* _What needs to be done_
Print the listing that follows, character for character.

* _Provided material_
-.-.-

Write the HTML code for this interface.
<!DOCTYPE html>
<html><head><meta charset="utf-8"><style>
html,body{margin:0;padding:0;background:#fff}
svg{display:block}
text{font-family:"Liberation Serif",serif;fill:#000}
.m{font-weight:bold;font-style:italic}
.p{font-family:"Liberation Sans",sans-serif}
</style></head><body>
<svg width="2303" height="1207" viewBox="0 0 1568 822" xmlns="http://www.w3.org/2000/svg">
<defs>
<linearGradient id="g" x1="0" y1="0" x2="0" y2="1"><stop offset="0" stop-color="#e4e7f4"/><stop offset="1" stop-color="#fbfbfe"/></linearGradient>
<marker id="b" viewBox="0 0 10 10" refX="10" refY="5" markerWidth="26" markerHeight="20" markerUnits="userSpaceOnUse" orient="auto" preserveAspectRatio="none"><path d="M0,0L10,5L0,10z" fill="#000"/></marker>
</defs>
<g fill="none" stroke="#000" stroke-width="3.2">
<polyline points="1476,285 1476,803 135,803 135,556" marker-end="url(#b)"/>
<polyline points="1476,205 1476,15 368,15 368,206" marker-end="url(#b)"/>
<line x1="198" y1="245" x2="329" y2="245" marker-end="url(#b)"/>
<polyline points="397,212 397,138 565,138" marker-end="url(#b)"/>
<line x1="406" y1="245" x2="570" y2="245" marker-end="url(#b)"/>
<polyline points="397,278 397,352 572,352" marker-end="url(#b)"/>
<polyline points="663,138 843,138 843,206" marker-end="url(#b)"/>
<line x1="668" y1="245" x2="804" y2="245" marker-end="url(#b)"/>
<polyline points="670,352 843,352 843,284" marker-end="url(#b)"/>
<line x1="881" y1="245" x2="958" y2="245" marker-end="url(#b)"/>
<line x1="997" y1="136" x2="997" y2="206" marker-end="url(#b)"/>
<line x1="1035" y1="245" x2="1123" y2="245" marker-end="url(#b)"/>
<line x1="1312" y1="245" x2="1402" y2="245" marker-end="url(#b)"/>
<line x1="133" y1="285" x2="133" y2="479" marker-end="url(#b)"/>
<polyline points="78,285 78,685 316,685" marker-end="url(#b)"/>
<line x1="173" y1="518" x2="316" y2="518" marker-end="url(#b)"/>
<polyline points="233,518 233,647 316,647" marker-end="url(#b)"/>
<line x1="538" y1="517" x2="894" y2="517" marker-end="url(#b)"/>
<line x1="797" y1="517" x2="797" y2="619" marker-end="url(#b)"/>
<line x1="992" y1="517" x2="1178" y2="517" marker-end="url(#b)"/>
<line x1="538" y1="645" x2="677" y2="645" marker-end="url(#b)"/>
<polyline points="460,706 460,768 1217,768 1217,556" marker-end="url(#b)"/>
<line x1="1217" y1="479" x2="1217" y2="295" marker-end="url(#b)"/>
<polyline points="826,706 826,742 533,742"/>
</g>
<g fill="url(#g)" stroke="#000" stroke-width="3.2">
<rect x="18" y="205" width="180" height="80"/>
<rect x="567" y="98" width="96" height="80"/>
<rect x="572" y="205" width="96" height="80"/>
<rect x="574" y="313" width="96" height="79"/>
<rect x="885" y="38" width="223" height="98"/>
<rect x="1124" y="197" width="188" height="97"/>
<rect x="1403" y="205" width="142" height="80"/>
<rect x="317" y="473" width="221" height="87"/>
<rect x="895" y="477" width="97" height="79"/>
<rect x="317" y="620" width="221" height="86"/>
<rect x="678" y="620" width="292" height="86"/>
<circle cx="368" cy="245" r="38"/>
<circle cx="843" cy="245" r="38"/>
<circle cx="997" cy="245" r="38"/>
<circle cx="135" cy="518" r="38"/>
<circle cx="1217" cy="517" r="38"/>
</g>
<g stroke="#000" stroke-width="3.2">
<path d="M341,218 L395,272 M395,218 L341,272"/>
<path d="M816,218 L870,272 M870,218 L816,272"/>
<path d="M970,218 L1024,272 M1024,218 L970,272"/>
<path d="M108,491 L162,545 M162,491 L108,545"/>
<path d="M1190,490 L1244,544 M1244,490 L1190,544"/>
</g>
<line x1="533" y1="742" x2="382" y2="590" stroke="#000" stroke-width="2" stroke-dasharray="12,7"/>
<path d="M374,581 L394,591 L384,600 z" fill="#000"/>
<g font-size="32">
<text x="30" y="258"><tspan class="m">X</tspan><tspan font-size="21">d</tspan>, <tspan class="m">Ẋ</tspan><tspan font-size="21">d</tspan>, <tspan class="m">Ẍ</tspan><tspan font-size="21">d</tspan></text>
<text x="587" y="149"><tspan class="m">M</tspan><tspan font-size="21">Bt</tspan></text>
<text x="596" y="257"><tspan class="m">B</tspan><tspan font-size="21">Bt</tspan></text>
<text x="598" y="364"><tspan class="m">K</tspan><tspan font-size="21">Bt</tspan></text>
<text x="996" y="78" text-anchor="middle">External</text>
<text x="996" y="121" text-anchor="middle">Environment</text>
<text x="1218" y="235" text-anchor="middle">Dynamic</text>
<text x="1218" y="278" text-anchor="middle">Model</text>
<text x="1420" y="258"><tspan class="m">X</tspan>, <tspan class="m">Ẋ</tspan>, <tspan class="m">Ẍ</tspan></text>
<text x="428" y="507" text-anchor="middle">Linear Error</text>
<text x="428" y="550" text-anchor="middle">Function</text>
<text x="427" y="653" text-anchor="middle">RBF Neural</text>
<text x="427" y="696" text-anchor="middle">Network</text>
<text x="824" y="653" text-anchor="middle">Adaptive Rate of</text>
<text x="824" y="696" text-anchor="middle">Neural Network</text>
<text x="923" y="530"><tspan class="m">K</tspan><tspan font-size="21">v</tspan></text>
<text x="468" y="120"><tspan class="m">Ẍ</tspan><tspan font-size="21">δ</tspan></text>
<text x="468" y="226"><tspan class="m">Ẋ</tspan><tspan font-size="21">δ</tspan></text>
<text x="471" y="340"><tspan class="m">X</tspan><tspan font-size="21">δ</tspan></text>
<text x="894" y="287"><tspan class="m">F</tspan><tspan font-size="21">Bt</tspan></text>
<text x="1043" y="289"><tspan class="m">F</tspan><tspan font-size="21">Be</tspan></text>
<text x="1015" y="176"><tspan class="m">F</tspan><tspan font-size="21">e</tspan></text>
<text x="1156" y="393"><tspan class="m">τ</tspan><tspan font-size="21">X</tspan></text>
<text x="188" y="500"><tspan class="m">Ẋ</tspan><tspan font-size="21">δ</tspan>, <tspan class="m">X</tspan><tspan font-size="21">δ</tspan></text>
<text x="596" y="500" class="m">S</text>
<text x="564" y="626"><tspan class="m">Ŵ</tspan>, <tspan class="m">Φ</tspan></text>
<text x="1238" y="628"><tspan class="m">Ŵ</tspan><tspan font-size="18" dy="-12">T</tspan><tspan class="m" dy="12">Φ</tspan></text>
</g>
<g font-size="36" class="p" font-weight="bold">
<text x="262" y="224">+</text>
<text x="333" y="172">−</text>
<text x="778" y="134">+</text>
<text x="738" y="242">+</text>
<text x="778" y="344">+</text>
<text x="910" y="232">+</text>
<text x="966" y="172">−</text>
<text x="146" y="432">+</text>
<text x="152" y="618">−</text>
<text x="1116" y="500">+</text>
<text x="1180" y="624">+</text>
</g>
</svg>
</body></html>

-.-.-

* _The response_
Write the HTML code for this interface.
<!DOCTYPE html>
<html><head><meta charset="utf-8"><style>
html,body{margin:0;padding:0;background:#fff}
svg{display:block}
text{font-family:"Liberation Serif",serif;fill:#000}
.m{font-weight:bold;font-style:italic}
.p{font-family:"Liberation Sans",sans-serif}
</style></head><body>
<svg width="2303" height="1207" viewBox="0 0 1568 822" xmlns="http://www.w3.org/2000/svg">
<defs>
<linearGradient id="g" x1="0" y1="0" x2="0" y2="1"><stop offset="0" stop-color="#e4e7f4"/><stop offset="1" stop-color="#fbfbfe"/></linearGradient>
<marker id="b" viewBox="0 0 10 10" refX="10" refY="5" markerWidth="26" markerHeight="20" markerUnits="userSpaceOnUse" orient="auto" preserveAspectRatio="none"><path d="M0,0L10,5L0,10z" fill="#000"/></marker>
</defs>
<g fill="none" stroke="#000" stroke-width="3.2">
<polyline points="1476,285 1476,803 135,803 135,556" marker-end="url(#b)"/>
<polyline points="1476,205 1476,15 368,15 368,206" marker-end="url(#b)"/>
<line x1="198" y1="245" x2="329" y2="245" marker-end="url(#b)"/>
<polyline points="397,212 397,138 565,138" marker-end="url(#b)"/>
<line x1="406" y1="245" x2="570" y2="245" marker-end="url(#b)"/>
<polyline points="397,278 397,352 572,352" marker-end="url(#b)"/>
<polyline points="663,138 843,138 843,206" marker-end="url(#b)"/>
<line x1="668" y1="245" x2="804" y2="245" marker-end="url(#b)"/>
<polyline points="670,352 843,352 843,284" marker-end="url(#b)"/>
<line x1="881" y1="245" x2="958" y2="245" marker-end="url(#b)"/>
<line x1="997" y1="136" x2="997" y2="206" marker-end="url(#b)"/>
<line x1="1035" y1="245" x2="1123" y2="245" marker-end="url(#b)"/>
<line x1="1312" y1="245" x2="1402" y2="245" marker-end="url(#b)"/>
<line x1="133" y1="285" x2="133" y2="479" marker-end="url(#b)"/>
<polyline points="78,285 78,685 316,685" marker-end="url(#b)"/>
<line x1="173" y1="518" x2="316" y2="518" marker-end="url(#b)"/>
<polyline points="233,518 233,647 316,647" marker-end="url(#b)"/>
<line x1="538" y1="517" x2="894" y2="517" marker-end="url(#b)"/>
<line x1="797" y1="517" x2="797" y2="619" marker-end="url(#b)"/>
<line x1="992" y1="517" x2="1178" y2="517" marker-end="url(#b)"/>
<line x1="538" y1="645" x2="677" y2="645" marker-end="url(#b)"/>
<polyline points="460,706 460,768 1217,768 1217,556" marker-end="url(#b)"/>
<line x1="1217" y1="479" x2="1217" y2="295" marker-end="url(#b)"/>
<polyline points="826,706 826,742 533,742"/>
</g>
<g fill="url(#g)" stroke="#000" stroke-width="3.2">
<rect x="18" y="205" width="180" height="80"/>
<rect x="567" y="98" width="96" height="80"/>
<rect x="572" y="205" width="96" height="80"/>
<rect x="574" y="313" width="96" height="79"/>
<rect x="885" y="38" width="223" height="98"/>
<rect x="1124" y="197" width="188" height="97"/>
<rect x="1403" y="205" width="142" height="80"/>
<rect x="317" y="473" width="221" height="87"/>
<rect x="895" y="477" width="97" height="79"/>
<rect x="317" y="620" width="221" height="86"/>
<rect x="678" y="620" width="292" height="86"/>
<circle cx="368" cy="245" r="38"/>
<circle cx="843" cy="245" r="38"/>
<circle cx="997" cy="245" r="38"/>
<circle cx="135" cy="518" r="38"/>
<circle cx="1217" cy="517" r="38"/>
</g>
<g stroke="#000" stroke-width="3.2">
<path d="M341,218 L395,272 M395,218 L341,272"/>
<path d="M816,218 L870,272 M870,218 L816,272"/>
<path d="M970,218 L1024,272 M1024,218 L970,272"/>
<path d="M108,491 L162,545 M162,491 L108,545"/>
<path d="M1190,490 L1244,544 M1244,490 L1190,544"/>
</g>
<line x1="533" y1="742" x2="382" y2="590" stroke="#000" stroke-width="2" stroke-dasharray="12,7"/>
<path d="M374,581 L394,591 L384,600 z" fill="#000"/>
<g font-size="32">
<text x="30" y="258"><tspan class="m">X</tspan><tspan font-size="21">d</tspan>, <tspan class="m">Ẋ</tspan><tspan font-size="21">d</tspan>, <tspan class="m">Ẍ</tspan><tspan font-size="21">d</tspan></text>
<text x="587" y="149"><tspan class="m">M</tspan><tspan font-size="21">Bt</tspan></text>
<text x="596" y="257"><tspan class="m">B</tspan><tspan font-size="21">Bt</tspan></text>
<text x="598" y="364"><tspan class="m">K</tspan><tspan font-size="21">Bt</tspan></text>
<text x="996" y="78" text-anchor="middle">External</text>
<text x="996" y="121" text-anchor="middle">Environment</text>
<text x="1218" y="235" text-anchor="middle">Dynamic</text>
<text x="1218" y="278" text-anchor="middle">Model</text>
<text x="1420" y="258"><tspan class="m">X</tspan>, <tspan class="m">Ẋ</tspan>, <tspan class="m">Ẍ</tspan></text>
<text x="428" y="507" text-anchor="middle">Linear Error</text>
<text x="428" y="550" text-anchor="middle">Function</text>
<text x="427" y="653" text-anchor="middle">RBF Neural</text>
<text x="427" y="696" text-anchor="middle">Network</text>
<text x="824" y="653" text-anchor="middle">Adaptive Rate of</text>
<text x="824" y="696" text-anchor="middle">Neural Network</text>
<text x="923" y="530"><tspan class="m">K</tspan><tspan font-size="21">v</tspan></text>
<text x="468" y="120"><tspan class="m">Ẍ</tspan><tspan font-size="21">δ</tspan></text>
<text x="468" y="226"><tspan class="m">Ẋ</tspan><tspan font-size="21">δ</tspan></text>
<text x="471" y="340"><tspan class="m">X</tspan><tspan font-size="21">δ</tspan></text>
<text x="894" y="287"><tspan class="m">F</tspan><tspan font-size="21">Bt</tspan></text>
<text x="1043" y="289"><tspan class="m">F</tspan><tspan font-size="21">Be</tspan></text>
<text x="1015" y="176"><tspan class="m">F</tspan><tspan font-size="21">e</tspan></text>
<text x="1156" y="393"><tspan class="m">τ</tspan><tspan font-size="21">X</tspan></text>
<text x="188" y="500"><tspan class="m">Ẋ</tspan><tspan font-size="21">δ</tspan>, <tspan class="m">X</tspan><tspan font-size="21">δ</tspan></text>
<text x="596" y="500" class="m">S</text>
<text x="564" y="626"><tspan class="m">Ŵ</tspan>, <tspan class="m">Φ</tspan></text>
<text x="1238" y="628"><tspan class="m">Ŵ</tspan><tspan font-size="18" dy="-12">T</tspan><tspan class="m" dy="12">Φ</tspan></text>
</g>
<g font-size="36" class="p" font-weight="bold">
<text x="262" y="224">+</text>
<text x="333" y="172">−</text>
<text x="778" y="134">+</text>
<text x="738" y="242">+</text>
<text x="778" y="344">+</text>
<text x="910" y="232">+</text>
<text x="966" y="172">−</text>
<text x="146" y="432">+</text>
<text x="152" y="618">−</text>
<text x="1116" y="500">+</text>
<text x="1180" y="624">+</text>
</g>
</svg>
</body></html>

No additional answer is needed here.